A pension service beset by woes

July 21,2018
JEONG JONG-HOON
The author is a welfare news reporter at the JoongAng Ilbo.

“Many of my friends who have worked here for a long time have left. I feel sorry for those who remain,” confessed an employee who quit his job at the National Pension Service (NPS). Five former managers I interviewed said that they were worried about the relocation of the fund’s headquarters to Jeonju, North Jeolla, as well as its controversial leadership appointments. Since its headquarters moved to Jeonju in February 2017, many managers have left the NPS, and the chief information officer (CIO) post has been vacant for a year now. Many department and team head posts are also vacant. It is not easy to fill these positions with appropriate talent.

This is a crisis for the NPS. Politicians have been eyeing the NPS whenever the opportunity has risen. In June 2013, lawmakers passed a revision of the National Pension Act that defined the site of the NPS Investment Management as North Jeolla. Then-Saenuri Party lawmaker Kim Jae-won drafted the bill, and Democratic Party lawmaker and current NPS CEO Kim Sung-joo supported the bill. I wondered how the bill would pass the National Assembly, but 209 lawmakers approved it. The revised law stated that the NPS Investment Management, which should have been close to the financial market, would relocate and cannot come back to Seoul. Whenever relocation to Seoul was discussed, Kim Sung-joo argued that the National Pension Service Investment Management was like the Dokdo of North Jeolla, and lawmaker Kim Gwang-soo said that politicians wouldn’t allow it.

The appointment of the CIO is not free from Blue House influence. Past administrations have chosen someone close to power. Most CIOs did not finish their three-year tenure. Kang Myun-wook resigned after a year and five months.

But Anne Stausboll, who was the CEO of California Public Employees’ Retirement System (CalPERs) in the United States, served for seven years from 2009. The former CEOs of the Canada Pension Plan Investment Board (CPPB) served four and seven years respectively. The Swedish National Pension Fund, or AP Funds, is divided into six parts and operated independently, and the government receives reports on the outcomes. Former and incumbent fund managers envy the United States and Canada. They said that the CIO needs to have qualification and ethics, and that political inclinations do not matter.

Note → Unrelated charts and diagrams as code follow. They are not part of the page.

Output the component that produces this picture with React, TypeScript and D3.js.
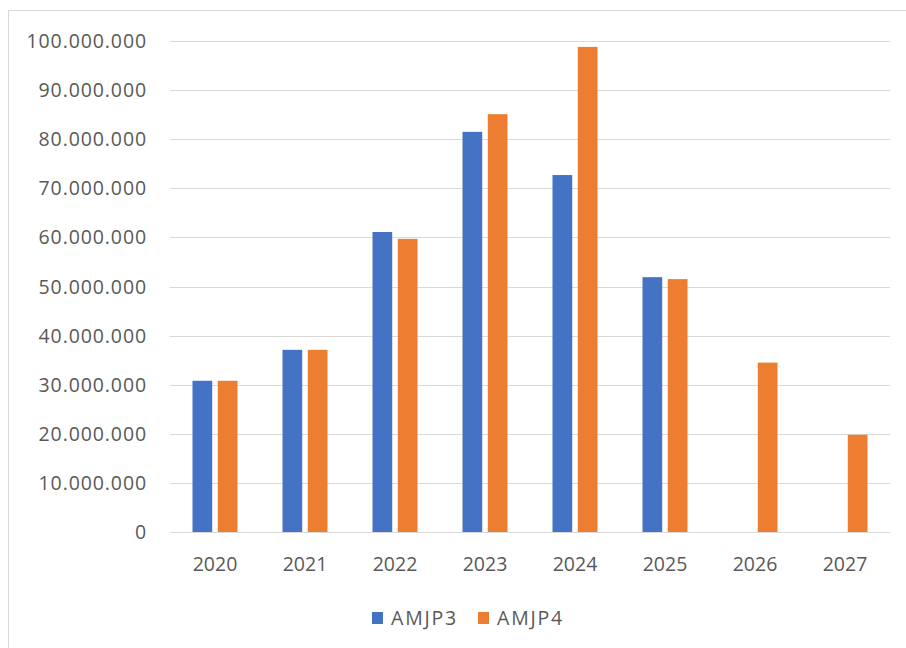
import React from "react";
import * as d3 from "d3";

const categories = ["2020", "2021", "2022", "2023", "2024", "2025", "2026", "2027"];
const seriesNames = ["AMJP3", "AMJP4"];
const amjp3: (number | null)[] = [30.8e6, 37.1e6, 61.1e6, 81.5e6, 72.7e6, 51.9e6, null, null];
const amjp4: (number | null)[] = [30.8e6, 37.1e6, 59.7e6, 85.1e6, 98.8e6, 51.5e6, 34.5e6, 19.8e6];
const yTicks = [0, 10e6, 20e6, 30e6, 40e6, 50e6, 60e6, 70e6, 80e6, 90e6, 100e6];
const colors = ["#4472C4", "#ED7D31"];

const W = 906;
const H = 648;
const plot = { left: 170, right: 890, top: 41, bottom: 532 };
const font = "'Open Sans', 'Noto Sans', sans-serif";
const fs = 19.5;

function fmt(v: number) {
  if (v === 0) return "0";
  return d3.format(",")(v).replace(/,/g, ".");
}

export default function App() {
  const x = d3.scaleBand<string>().domain(categories).range([plot.left, plot.right]).paddingInner(0).paddingOuter(0);
  const inner = d3.scaleBand<string>().domain(seriesNames).range([0, 45]).paddingInner(0.22);
  const y = d3.scaleLinear().domain([0, 100e6]).range([plot.bottom, plot.top]);
  const step = x.bandwidth();
  const series = [amjp3, amjp4];

  return (
    <svg width={W} height={H} style={{ position: "absolute", left: 0, top: 0, background: "#fff" }}>
      <rect x={8.5} y={10.5} width={W} height={H} fill="#fff" stroke="#d9d9d9" strokeWidth={1} />
      {yTicks.map((t) => (
        <g key={t}>
          <line x1={plot.left} x2={plot.right} y1={Math.round(y(t)) + 0.5} y2={Math.round(y(t)) + 0.5} stroke="#d9d9d9" strokeWidth={1} />
          <text x={147} y={y(t)} dy="0.36em" textAnchor="end" fontFamily={font} fontSize={fs} letterSpacing={0.9} fill="#595959">
            {fmt(t)}
          </text>
        </g>
      ))}
      {series.map((vals, si) =>
        vals.map((v, i) =>
          v == null ? null : (
            <rect
              key={si + "-" + i}
              x={(x(categories[i]) as number) + step / 4 + (inner(seriesNames[si]) as number)}
              y={y(v)}
              width={inner.bandwidth()}
              height={y(0) - y(v)}
              fill={colors[si]}
            />
          )
        )
      )}
      {categories.map((c) => (
        <text key={c} x={(x(c) as number) + step / 2} y={564} dy="0.36em" textAnchor="middle" fontFamily={font} fontSize={fs} fill="#595959">
          {c}
        </text>
      ))}
      {seriesNames.map((s, i) => {
        const lx = [372, 478][i];
        return (
          <g key={s}>
            <rect x={lx} y={612} width={11} height={12} fill={colors[i]} />
            <text x={lx + 19} y={618} dy="0.36em" fontFamily={font} fontSize={fs} letterSpacing={1.8} fill="#595959">
              {s}
            </text>
          </g>
        );
      })}
    </svg>
  );
}
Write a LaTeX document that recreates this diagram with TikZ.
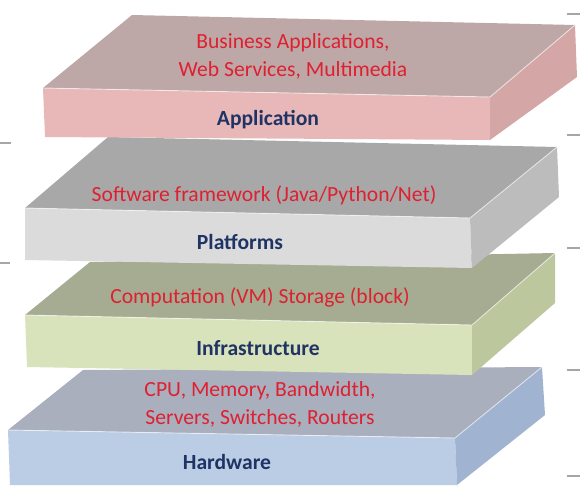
\documentclass[tikz,border=0pt]{standalone}
\usepackage{fontspec}
\setmainfont{Carlito}
\usepackage{tikz}

\definecolor{apptop}{RGB}{190,167,167}
\definecolor{appfront}{RGB}{232,184,184}
\definecolor{appside}{RGB}{212,166,166}
\definecolor{plattop}{RGB}{168,168,168}
\definecolor{platfront}{RGB}{219,219,219}
\definecolor{platside}{RGB}{188,188,188}
\definecolor{infratop}{RGB}{165,172,145}
\definecolor{infrafront}{RGB}{216,227,188}
\definecolor{infraside}{RGB}{188,199,158}
\definecolor{hwtop}{RGB}{170,175,190}
\definecolor{hwfront}{RGB}{186,205,228}
\definecolor{hwside}{RGB}{160,180,210}
\definecolor{itemred}{RGB}{222,32,48}
\definecolor{layerblue}{RGB}{31,52,100}

\tikzset{
	items/.style={text=itemred,align=center,font=\fontsize{21.6}{28}\selectfont},
	layer/.style={text=layerblue,font=\fontsize{21.6}{26}\selectfont\bfseries},
	shine/.style={draw=white,opacity=0.6,line width=0.9pt},
	tick/.style={draw=gray!70,line width=1.2pt}
}

\begin{document}
\begin{tikzpicture}[x=1pt,y=-1pt]
	\useasboundingbox (0,0) rectangle (580,485);
	% hardware
	\fill [hwtop] (83,370) -- (542,367) -- (455,438) -- (8,430) -- cycle;
	\fill [hwfront] (8,430) -- (455,438) -- (457,485) -- (10,485) -- cycle;
	\fill [hwside] (455,438) -- (542,367) -- (545,415) -- (457,485) -- cycle;
	\draw [shine] (8,430) -- (455,438) -- (542,367);
	% infrastructure
	\fill [infratop] (90,262) -- (555,253) -- (472,325) -- (25,315) -- cycle;
	\fill [infrafront] (25,315) -- (472,325) -- (472,375) -- (27,367) -- cycle;
	\fill [infraside] (472,325) -- (555,253) -- (555,303) -- (472,375) -- cycle;
	\draw [shine] (25,315) -- (472,325) -- (555,253);
	% platforms
	\fill [plattop] (108,137) -- (557,147) -- (470,218) -- (25,208) -- cycle;
	\fill [platfront] (25,208) -- (470,218) -- (472,268) -- (25,260) -- cycle;
	\fill [platside] (470,218) -- (557,147) -- (559,197) -- (472,268) -- cycle;
	\draw [shine] (25,208) -- (470,218) -- (557,147);
	% application
	\fill [apptop] (132,15) -- (575,25) -- (490,97) -- (43,88) -- cycle;
	\fill [appfront] (43,88) -- (490,97) -- (490,140) -- (45,137) -- cycle;
	\fill [appside] (490,97) -- (575,25) -- (577,77) -- (490,140) -- cycle;
	\draw [shine] (43,88) -- (490,97) -- (575,25);

	\draw (293,56) node (biz) [items] {Business Applications,\\Web Services, Multimedia};
	\draw (268,120) node (app) [layer] {Application};
	\draw (264,195) node (sw) [items] {Software framework (Java/Python/Net)};
	\draw (240,242) node (plat) [layer] {Platforms};
	\draw (260,297) node (comp) [items] {Computation (VM) Storage (block)};
	\draw (258,348) node (infra) [layer] {Infrastructure};
	\draw (260,404) node (cpu) [items] {CPU, Memory, Bandwidth,\\Servers, Switches, Routers};
	\draw (227,462) node (hw) [layer] {Hardware};

	% margin ticks
	\foreach \y in {14,135,248,370,476} {
		\draw [tick] (567,\y) -- (580,\y);
	}
	\draw [tick] (0,143) -- (11,143);
	\draw [tick] (0,263) -- (10,263);
\end{tikzpicture}
\end{document}
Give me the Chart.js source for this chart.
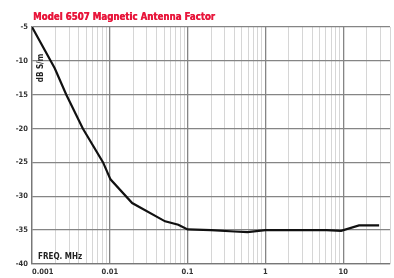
<!DOCTYPE html>
<html><head><meta charset="utf-8">
<script src="https://cdn.jsdelivr.net/npm/chart.js@4"></script>
<style>html,body{margin:0;padding:0;background:#fff}#w{width:394px;height:278px;position:relative}</style>
</head><body><div id="w"><canvas id="c" width="394" height="278"></canvas></div>
<script>
const title = "Model 6507 Magnetic Antenna Factor";
const yAxisText = "dB S/m";
const xAxisText = "FREQ. MHz";
const freqMHz = [0.001, 0.00196, 0.00276, 0.0045, 0.0082, 0.0102, 0.0194, 0.0514, 0.076, 0.1, 0.2, 0.4, 0.59, 1.0, 6.1, 9.4, 16, 29];
const factorDb = [-5, -11.1, -15, -20, -25, -27.5, -31.0, -33.7, -34.2, -34.9, -35.0, -35.2, -35.3, -35.0, -35.0, -35.1, -34.3, -34.3];
const xTickLabels = ["0.001", "0.01", "0.1", "1", "10"];
const xMin = 0.001, xMax = 40;
const yMin = -40, yMax = -5, yStep = 5;

const FONT = "'Liberation Sans Narrow','DejaVu Sans Condensed',sans-serif";
const isDecade = v => Math.abs(Math.log10(v) - Math.round(Math.log10(v))) < 1e-6;

const textPlugin = {
  id: 'texts',
  afterDraw(chart) {
    const ctx = chart.ctx, a = chart.chartArea;
    ctx.save();
    ctx.fillStyle = '#e8173c';
    ctx.font = "bold 10.5px " + FONT;
    ctx.textBaseline = 'alphabetic';
    ctx.textAlign = 'left';
    const w = ctx.measureText(title).width;
    ctx.save();
    ctx.translate(33, 20);
    ctx.scale(182 / w, 1);
    ctx.fillText(title, 0, 0);
    ctx.fillText(title, 0.4, 0);
    ctx.restore();
    ctx.fillStyle = '#222';
    ctx.font = "bold 8px " + FONT;
    ctx.fillText(xAxisText, a.left + 6, a.bottom - 5);
    ctx.translate(a.left + 9, a.top + 41);
    ctx.rotate(-Math.PI / 2);
    ctx.textAlign = 'center';
    ctx.textBaseline = 'middle';
    ctx.fillText(yAxisText, 0, 0);
    ctx.restore();
  }
};

new Chart(document.getElementById('c'), {
  type: 'line',
  data: {
    datasets: [{
      data: freqMHz.map((f, i) => ({x: f, y: factorDb[i]})),
      borderColor: '#111',
      borderWidth: 2.2,
      pointRadius: 0,
      tension: 0,
      fill: false
    }]
  },
  options: {
    responsive: false,
    animation: false,
    layout: {padding: {top: 27, right: -3, left: 0, bottom: 0}},
    plugins: {legend: {display: false}, tooltip: {enabled: false}, title: {display: false}},
    scales: {
      x: {
        type: 'logarithmic',
        min: xMin, max: xMax,
        afterBuildTicks(scale) {
          const t = [];
          for (let e = -3; e <= 1; e++) {
            for (let m = 1; m <= 9; m++) {
              const v = +(m * Math.pow(10, e)).toPrecision(6);
              if (v <= xMax) t.push({value: v});
            }
          }
          t.push({value: xMax});
          scale.ticks = t;
        },
        afterFit(scale) { scale.height = 14; },
        ticks: {
          autoSkip: false, maxRotation: 0, align: 'inner', padding: 4,
          color: '#333', font: {family: FONT, size: 7.5, weight: 'bold'},
          callback(v) {
            if (!isDecade(v)) return '';
            const s = xTickLabels.find(l => Math.abs(parseFloat(l) - v) < v * 1e-6);
            return s || '';
          }
        },
        grid: {
          color: c => (c.tick && isDecade(c.tick.value)) ? '#858585' : '#d6d6d6',
          lineWidth: c => (c.tick && isDecade(c.tick.value)) ? 1.3 : 1,
          drawTicks: false
        },
        border: {color: '#777', width: 1.3}
      },
      y: {
        min: yMin, max: yMax,
        afterFit(scale) { scale.width = 32; },
        ticks: {
          stepSize: yStep, padding: 4,
          color: '#333', font: {family: FONT, size: 7.5, weight: 'bold'},
          callback: v => String(v)
        },
        grid: {color: '#858585', lineWidth: 1.3, drawTicks: false},
        border: {color: '#777', width: 1.3}
      }
    }
  },
  plugins: [textPlugin]
});
</script></body></html>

“My pension is worth it,” says a citizen in a recent NPS commercial. However, many people associate the NPS with distrust and exhaustion. While politicians shake up the pension fund, it is future generations that suffer. When earnings fall, there is no immediate problem. But when the fund runs out 20 or 30 years later, the future generation will need to fill it up. There should be only two standards to judge the NPS by — profitability and stability. It does not belong to the government.